=== DATASET ROWS ===
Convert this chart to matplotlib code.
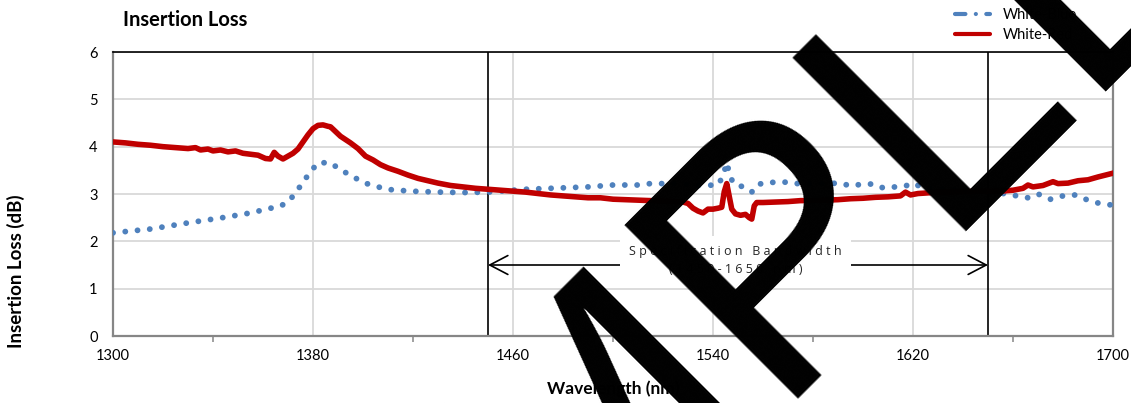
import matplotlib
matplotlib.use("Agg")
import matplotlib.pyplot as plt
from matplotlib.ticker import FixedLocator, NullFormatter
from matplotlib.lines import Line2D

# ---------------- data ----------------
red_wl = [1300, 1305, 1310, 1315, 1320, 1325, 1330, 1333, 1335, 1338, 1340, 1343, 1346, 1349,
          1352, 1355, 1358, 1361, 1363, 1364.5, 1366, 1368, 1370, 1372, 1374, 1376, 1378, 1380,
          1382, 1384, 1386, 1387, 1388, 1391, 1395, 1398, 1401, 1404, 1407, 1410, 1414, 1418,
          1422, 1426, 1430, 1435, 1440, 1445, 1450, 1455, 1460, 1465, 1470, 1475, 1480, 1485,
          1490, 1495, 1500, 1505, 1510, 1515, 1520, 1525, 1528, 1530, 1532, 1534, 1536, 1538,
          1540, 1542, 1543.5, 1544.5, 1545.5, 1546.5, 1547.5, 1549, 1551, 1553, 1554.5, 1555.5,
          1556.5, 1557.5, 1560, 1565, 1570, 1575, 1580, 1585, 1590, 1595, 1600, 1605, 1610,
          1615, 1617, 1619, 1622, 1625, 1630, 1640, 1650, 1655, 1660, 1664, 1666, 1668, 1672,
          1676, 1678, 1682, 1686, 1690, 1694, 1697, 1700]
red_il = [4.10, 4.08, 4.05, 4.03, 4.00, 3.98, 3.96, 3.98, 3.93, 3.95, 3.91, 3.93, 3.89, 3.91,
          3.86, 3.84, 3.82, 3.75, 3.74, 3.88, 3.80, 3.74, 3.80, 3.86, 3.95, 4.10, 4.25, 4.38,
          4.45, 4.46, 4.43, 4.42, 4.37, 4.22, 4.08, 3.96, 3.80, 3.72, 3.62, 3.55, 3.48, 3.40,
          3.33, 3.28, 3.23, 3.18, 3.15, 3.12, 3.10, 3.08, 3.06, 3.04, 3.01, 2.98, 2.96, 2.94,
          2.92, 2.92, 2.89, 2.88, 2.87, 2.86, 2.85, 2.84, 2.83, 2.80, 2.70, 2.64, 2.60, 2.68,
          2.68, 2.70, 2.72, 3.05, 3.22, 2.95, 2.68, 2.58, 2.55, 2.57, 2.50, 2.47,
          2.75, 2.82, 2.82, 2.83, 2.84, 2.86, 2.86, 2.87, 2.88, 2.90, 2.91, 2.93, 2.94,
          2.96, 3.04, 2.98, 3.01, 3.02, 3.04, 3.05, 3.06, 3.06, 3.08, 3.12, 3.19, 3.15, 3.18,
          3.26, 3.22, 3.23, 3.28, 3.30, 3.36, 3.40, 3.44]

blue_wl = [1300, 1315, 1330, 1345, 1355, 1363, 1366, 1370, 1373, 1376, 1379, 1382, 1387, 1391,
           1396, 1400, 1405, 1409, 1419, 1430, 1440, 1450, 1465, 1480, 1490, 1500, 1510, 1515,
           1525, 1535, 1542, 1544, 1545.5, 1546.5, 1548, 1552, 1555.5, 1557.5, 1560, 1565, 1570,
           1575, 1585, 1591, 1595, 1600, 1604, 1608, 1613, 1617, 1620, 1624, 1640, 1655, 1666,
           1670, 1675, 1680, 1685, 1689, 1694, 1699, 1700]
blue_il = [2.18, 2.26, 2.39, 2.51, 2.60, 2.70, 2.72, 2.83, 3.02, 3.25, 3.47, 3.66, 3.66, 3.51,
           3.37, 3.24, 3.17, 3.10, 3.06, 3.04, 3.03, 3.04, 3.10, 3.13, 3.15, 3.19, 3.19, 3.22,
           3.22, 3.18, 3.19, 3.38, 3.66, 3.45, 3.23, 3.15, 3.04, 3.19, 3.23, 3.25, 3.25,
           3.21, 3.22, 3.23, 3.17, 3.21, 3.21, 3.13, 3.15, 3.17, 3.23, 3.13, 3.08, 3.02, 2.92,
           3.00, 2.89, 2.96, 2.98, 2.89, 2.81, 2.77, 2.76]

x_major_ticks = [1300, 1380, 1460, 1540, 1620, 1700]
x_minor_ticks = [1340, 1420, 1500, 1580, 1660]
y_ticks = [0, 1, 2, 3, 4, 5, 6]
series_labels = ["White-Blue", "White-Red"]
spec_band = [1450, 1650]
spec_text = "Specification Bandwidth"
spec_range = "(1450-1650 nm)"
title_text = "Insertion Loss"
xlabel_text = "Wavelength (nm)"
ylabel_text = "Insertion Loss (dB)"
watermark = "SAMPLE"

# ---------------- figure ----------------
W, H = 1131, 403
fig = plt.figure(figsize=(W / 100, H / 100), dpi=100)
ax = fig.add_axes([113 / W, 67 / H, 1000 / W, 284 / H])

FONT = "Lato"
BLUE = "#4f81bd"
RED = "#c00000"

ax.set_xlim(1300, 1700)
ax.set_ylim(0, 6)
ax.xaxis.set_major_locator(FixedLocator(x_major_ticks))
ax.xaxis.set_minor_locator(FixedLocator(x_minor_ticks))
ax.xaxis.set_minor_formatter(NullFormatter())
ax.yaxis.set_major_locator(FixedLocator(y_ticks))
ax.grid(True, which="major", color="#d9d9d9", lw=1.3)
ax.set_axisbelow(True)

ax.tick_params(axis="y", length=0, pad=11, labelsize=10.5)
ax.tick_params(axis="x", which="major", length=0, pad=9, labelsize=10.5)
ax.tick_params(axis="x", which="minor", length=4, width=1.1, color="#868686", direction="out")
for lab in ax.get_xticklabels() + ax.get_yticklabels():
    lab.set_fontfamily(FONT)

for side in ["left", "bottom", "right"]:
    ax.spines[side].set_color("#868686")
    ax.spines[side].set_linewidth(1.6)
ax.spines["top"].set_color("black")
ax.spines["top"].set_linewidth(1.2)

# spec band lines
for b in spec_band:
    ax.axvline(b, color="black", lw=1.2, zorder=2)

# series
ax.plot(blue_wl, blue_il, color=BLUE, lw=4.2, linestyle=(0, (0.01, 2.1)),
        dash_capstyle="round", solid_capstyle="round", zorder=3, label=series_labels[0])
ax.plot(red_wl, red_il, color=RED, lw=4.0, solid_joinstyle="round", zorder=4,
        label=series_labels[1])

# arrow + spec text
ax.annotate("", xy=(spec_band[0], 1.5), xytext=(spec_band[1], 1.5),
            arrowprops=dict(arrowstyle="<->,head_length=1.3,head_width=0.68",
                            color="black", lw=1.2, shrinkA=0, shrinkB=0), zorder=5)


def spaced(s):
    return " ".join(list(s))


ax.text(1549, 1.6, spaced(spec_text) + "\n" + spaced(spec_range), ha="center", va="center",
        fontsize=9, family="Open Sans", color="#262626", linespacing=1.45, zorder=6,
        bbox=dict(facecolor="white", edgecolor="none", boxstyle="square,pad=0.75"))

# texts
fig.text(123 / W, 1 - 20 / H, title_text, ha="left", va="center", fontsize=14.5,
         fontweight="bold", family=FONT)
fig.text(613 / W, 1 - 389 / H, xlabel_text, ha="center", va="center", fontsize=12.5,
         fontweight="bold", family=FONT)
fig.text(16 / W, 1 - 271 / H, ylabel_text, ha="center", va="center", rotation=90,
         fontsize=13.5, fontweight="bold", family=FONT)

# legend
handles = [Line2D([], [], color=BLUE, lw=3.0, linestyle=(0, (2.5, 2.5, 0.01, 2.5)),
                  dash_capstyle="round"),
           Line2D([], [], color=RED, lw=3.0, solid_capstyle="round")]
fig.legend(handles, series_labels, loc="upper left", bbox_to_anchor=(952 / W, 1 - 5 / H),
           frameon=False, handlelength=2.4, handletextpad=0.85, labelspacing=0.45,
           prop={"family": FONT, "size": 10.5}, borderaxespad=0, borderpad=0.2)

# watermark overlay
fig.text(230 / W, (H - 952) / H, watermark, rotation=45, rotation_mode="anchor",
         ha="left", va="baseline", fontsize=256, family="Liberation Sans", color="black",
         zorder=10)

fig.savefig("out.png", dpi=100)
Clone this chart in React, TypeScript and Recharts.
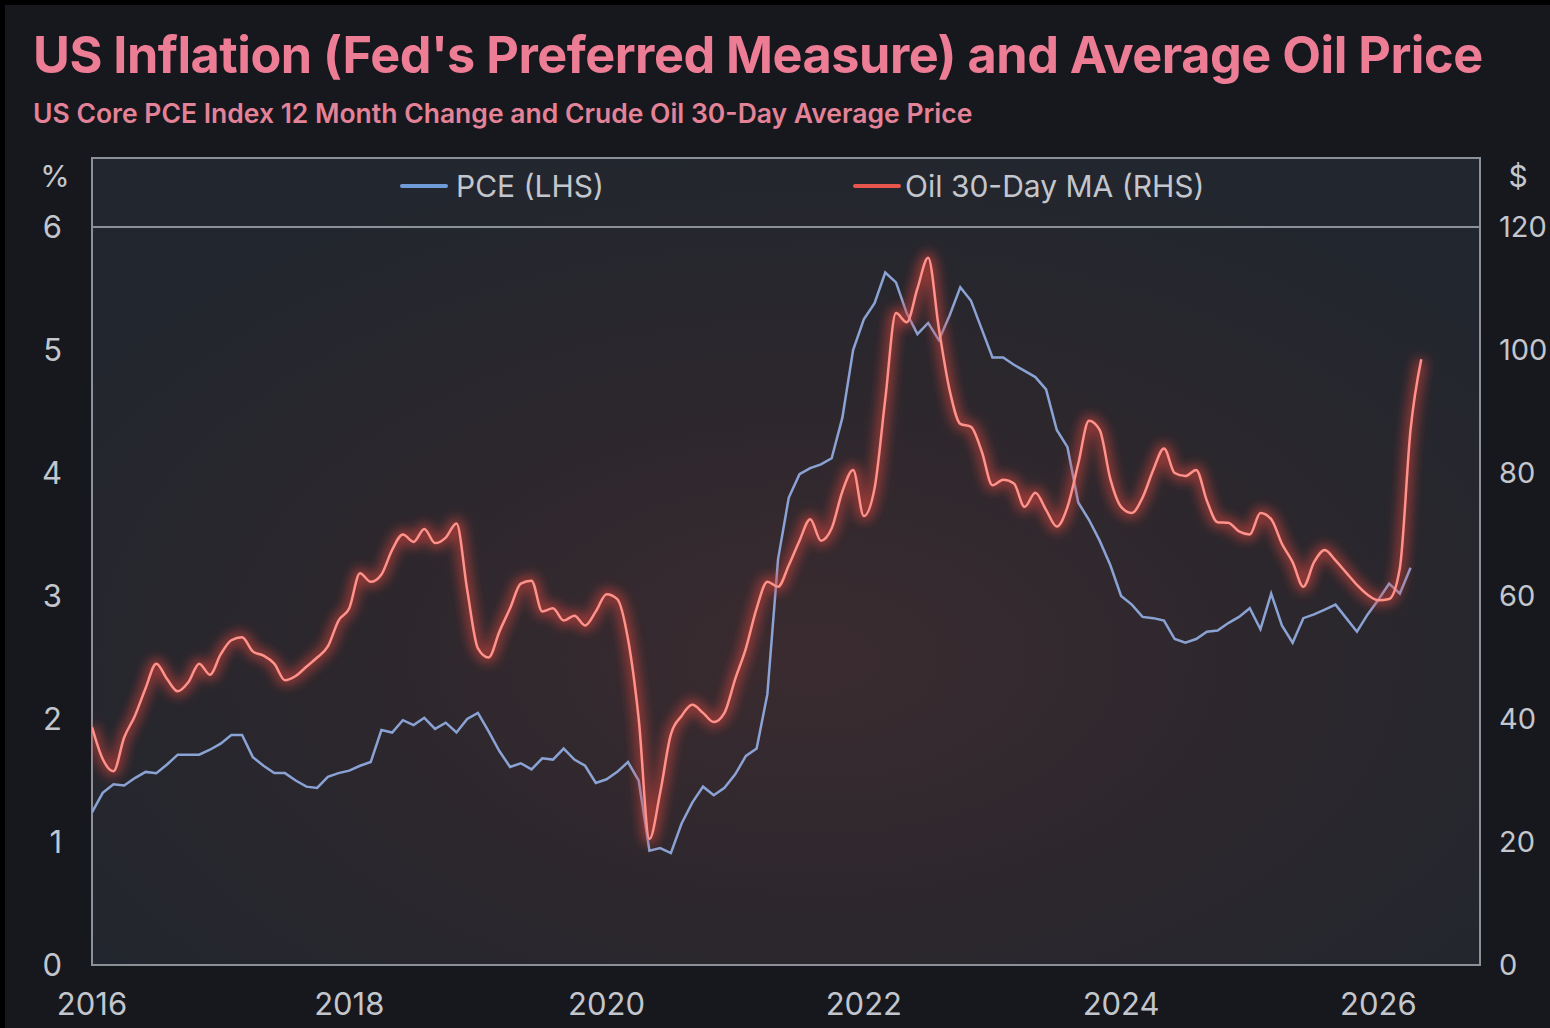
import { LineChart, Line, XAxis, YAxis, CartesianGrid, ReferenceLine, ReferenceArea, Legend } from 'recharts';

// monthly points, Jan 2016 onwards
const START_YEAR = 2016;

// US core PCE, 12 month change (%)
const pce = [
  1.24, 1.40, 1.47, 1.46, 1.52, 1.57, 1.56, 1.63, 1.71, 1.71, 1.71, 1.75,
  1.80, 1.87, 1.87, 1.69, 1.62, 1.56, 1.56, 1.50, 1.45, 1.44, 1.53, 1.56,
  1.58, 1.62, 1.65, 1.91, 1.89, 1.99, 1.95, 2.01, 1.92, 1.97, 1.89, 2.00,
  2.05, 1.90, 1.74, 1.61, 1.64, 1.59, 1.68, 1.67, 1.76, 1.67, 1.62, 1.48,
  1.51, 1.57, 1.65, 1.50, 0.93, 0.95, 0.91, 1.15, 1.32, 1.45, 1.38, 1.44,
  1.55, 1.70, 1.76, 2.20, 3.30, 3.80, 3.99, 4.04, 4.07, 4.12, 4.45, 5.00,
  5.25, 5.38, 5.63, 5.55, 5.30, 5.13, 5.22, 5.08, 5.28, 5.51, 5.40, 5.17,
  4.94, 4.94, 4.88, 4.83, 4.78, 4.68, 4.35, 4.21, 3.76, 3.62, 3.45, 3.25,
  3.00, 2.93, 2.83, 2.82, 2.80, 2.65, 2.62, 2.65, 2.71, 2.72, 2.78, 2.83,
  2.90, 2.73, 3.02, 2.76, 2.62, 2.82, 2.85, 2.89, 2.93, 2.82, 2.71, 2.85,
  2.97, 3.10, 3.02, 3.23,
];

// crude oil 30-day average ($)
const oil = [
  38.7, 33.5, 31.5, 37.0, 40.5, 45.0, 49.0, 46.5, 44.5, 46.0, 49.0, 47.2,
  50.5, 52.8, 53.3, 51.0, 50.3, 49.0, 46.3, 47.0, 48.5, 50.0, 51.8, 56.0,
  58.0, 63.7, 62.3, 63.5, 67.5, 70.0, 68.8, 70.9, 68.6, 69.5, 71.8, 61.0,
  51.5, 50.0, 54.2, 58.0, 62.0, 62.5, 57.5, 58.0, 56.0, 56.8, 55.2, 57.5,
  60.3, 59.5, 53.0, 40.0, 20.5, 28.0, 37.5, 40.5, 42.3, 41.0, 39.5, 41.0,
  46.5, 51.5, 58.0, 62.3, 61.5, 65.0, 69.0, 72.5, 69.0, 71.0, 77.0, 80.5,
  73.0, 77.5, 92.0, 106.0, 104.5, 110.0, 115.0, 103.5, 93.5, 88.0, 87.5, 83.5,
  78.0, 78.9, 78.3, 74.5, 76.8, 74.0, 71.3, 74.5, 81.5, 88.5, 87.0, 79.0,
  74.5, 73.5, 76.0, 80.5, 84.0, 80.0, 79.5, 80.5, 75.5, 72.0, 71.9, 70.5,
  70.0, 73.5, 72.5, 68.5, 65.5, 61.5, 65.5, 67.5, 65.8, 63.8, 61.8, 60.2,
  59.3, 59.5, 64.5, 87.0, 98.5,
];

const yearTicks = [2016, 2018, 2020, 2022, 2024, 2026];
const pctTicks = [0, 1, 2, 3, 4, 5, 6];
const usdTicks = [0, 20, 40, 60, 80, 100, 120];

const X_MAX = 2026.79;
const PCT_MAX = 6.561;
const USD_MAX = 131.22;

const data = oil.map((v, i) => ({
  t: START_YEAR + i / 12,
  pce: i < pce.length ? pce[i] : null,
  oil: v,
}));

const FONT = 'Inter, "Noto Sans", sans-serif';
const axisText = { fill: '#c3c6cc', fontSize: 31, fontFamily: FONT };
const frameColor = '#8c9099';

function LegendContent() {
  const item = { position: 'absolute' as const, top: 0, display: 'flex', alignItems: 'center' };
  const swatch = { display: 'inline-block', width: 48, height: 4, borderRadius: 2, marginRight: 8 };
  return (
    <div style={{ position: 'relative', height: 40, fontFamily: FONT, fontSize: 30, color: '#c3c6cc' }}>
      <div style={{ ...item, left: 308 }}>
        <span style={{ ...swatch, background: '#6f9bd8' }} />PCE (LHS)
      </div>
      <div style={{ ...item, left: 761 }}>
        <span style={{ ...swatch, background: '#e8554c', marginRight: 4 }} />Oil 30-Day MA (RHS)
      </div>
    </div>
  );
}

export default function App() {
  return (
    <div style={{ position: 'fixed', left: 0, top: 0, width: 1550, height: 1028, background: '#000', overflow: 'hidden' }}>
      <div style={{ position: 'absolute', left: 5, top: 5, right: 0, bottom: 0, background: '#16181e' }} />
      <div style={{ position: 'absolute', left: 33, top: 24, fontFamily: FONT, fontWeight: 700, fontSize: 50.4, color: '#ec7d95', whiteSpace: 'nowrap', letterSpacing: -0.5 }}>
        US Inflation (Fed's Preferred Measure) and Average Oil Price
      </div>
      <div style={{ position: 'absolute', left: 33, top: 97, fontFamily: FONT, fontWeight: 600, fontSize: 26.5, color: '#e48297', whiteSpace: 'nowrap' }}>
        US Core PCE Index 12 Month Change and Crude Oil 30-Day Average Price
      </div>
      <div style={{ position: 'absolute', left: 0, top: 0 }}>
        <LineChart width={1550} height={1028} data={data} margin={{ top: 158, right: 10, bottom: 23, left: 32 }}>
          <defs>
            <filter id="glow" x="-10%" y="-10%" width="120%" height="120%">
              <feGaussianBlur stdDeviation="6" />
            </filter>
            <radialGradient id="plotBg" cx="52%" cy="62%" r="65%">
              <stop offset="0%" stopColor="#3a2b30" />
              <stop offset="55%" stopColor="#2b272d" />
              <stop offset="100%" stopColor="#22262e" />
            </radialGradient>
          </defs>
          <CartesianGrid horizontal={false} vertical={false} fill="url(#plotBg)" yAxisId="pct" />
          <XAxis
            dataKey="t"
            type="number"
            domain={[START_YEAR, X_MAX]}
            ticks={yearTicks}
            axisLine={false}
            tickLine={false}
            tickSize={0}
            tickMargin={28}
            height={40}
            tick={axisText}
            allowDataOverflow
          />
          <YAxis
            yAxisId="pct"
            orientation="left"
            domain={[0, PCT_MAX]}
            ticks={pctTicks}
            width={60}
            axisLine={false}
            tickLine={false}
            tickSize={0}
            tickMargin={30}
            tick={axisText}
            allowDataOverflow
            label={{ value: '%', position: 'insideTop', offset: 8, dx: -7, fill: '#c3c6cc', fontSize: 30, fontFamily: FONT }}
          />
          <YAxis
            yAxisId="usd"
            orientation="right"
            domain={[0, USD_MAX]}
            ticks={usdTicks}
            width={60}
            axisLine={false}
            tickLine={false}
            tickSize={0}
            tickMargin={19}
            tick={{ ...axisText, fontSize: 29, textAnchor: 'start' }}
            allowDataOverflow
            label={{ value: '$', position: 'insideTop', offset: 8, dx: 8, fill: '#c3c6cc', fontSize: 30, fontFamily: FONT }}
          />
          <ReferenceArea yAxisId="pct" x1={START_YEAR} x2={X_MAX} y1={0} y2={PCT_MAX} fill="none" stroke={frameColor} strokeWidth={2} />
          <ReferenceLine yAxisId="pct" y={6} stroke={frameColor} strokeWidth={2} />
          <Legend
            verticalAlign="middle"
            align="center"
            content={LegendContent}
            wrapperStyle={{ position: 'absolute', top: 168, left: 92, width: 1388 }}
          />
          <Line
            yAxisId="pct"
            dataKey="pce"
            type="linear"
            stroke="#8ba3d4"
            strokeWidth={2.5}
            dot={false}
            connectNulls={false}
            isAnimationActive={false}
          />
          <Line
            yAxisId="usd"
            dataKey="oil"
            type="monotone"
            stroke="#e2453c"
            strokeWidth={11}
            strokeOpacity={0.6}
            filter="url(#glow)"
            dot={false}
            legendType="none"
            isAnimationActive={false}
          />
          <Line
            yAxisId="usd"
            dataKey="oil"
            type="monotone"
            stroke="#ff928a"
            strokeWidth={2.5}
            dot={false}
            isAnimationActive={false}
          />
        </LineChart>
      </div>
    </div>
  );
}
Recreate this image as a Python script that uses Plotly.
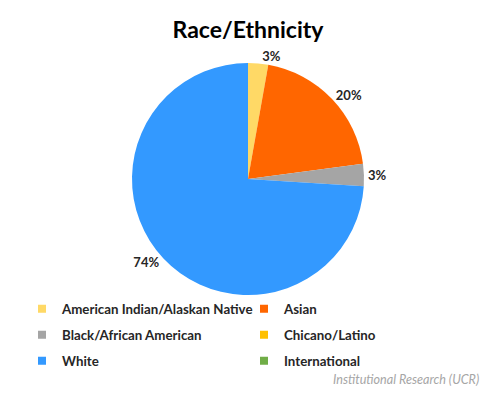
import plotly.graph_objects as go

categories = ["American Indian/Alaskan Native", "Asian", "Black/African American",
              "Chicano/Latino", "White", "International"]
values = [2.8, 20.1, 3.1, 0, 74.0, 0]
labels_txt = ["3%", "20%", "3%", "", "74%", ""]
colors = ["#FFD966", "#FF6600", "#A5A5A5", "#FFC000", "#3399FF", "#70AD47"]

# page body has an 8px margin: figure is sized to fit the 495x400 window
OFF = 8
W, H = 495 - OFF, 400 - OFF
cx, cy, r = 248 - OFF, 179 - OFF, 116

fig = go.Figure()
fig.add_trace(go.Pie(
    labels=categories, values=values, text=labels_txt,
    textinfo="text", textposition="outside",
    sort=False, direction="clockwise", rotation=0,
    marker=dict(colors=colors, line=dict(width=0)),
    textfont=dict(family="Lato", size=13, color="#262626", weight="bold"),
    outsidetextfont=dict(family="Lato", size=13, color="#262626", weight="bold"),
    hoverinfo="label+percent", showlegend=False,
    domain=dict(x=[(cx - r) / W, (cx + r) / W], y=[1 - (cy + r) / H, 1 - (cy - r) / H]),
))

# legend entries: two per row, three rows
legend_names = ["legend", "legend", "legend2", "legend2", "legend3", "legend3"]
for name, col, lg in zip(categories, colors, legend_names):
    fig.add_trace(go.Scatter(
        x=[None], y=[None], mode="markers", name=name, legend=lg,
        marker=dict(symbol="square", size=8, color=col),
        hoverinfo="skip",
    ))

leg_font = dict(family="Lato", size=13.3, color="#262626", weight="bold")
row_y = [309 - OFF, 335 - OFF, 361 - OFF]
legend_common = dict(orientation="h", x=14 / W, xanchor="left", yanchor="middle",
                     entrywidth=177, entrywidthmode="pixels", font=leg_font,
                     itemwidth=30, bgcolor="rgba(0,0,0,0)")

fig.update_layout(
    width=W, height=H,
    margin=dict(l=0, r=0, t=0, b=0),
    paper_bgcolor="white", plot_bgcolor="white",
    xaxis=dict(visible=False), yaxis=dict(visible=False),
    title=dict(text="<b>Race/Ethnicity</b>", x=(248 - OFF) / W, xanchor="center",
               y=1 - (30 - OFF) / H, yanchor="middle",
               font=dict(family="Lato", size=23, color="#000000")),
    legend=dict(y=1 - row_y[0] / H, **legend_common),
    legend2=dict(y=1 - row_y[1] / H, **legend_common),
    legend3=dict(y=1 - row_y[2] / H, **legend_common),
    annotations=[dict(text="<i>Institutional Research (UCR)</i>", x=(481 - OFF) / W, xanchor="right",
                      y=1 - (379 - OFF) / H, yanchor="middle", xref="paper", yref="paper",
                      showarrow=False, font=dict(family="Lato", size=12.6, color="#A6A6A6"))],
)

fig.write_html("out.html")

=== YOUR GOAL ===
Extract the part of the records that opens with the line containing "Clone this chart" and closes with the line containing "const START_YEAR = 2016;". Take only those lines, exactly, and no pictures.

=== COMPLETE RESPONSE ===
Clone this chart in React, TypeScript and Recharts.
import { LineChart, Line, XAxis, YAxis, CartesianGrid, ReferenceLine, ReferenceArea, Legend } from 'recharts';

// monthly points, Jan 2016 onwards
const START_YEAR = 2016;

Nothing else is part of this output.